In the 1960s, western politicians and federal bureaucrats were formulating what would become the Central Arizona Project (CAP), which brings water from the river to central and southern Arizona. To provide the power needed to move the water, they proposed the construction of two hydroelectric dams in the Grand Canyon. The chosen locations were outside the protected parts of the canyon, but the reservoir created by one of the dams would have flooded a significant part of Grand Canyon National Park.
Initially, debate over the plan centered on disagreements among western politicians—notably a push by California congressmen to ensure that their state wouldn’t lose out on its allotments of Colorado River water. But soon after, the Sierra Club and other conservation activists began appealing to politicians and the public to save the canyon. By 1966, national publications like Reader’s Digest and Life magazine were reporting on the issue, bringing the idea of conserving natural wonders to many citizens for the first time.
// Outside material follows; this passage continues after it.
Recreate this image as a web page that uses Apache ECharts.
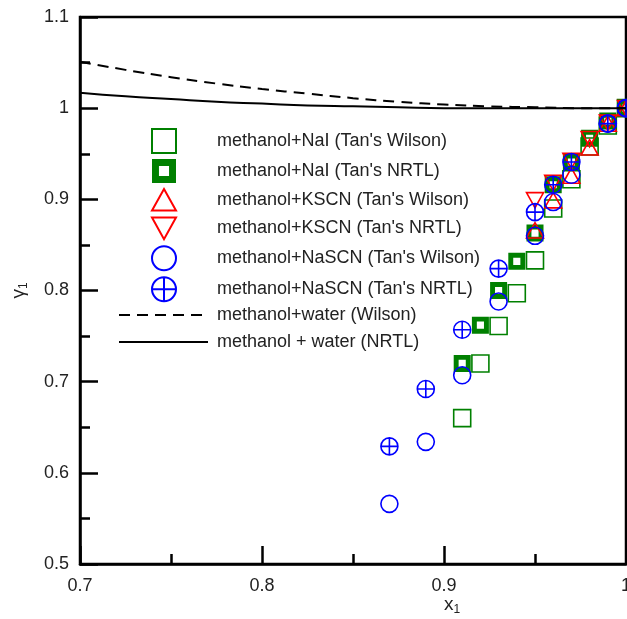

“The movement to save the Grand Canyon from inundation began to resemble a national referendum on conservation,” Pearson writes. “Sacks of letters from ordinary citizens, a great preponderance of which opposed the dams, arrived daily on Capitol Hill.”
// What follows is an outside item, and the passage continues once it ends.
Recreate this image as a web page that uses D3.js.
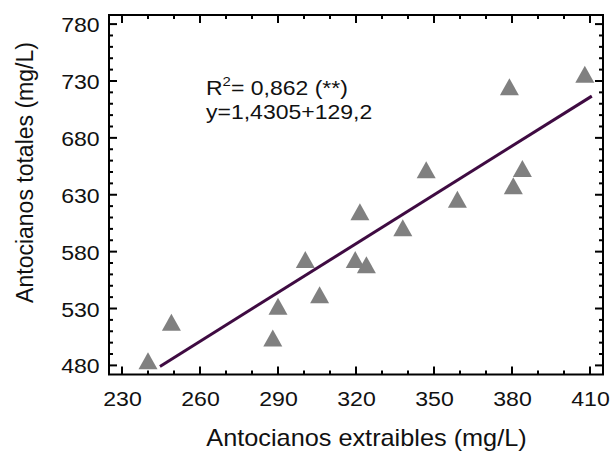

For some in the federal government, all this came as a shock. Prior to the controversy, Pearson writes, the Department of the Interior and other related agencies had spent six decades building massive construction projects that irrigated the dry West, transforming millions of acres. During that time, few politicians had stood in their way and the majority of citizens had generally supported the policies.
“Now it faced growing opposition, not just from a handful of environmental extremists, but from ordinary Americans,” Pearson writes. The reputation of the department shifted “from that of a heroic government agency which brought life and prosperity to an arid wasteland to that of a villain who would desecrate the country’s natural wonders so that a few special interests could profit.”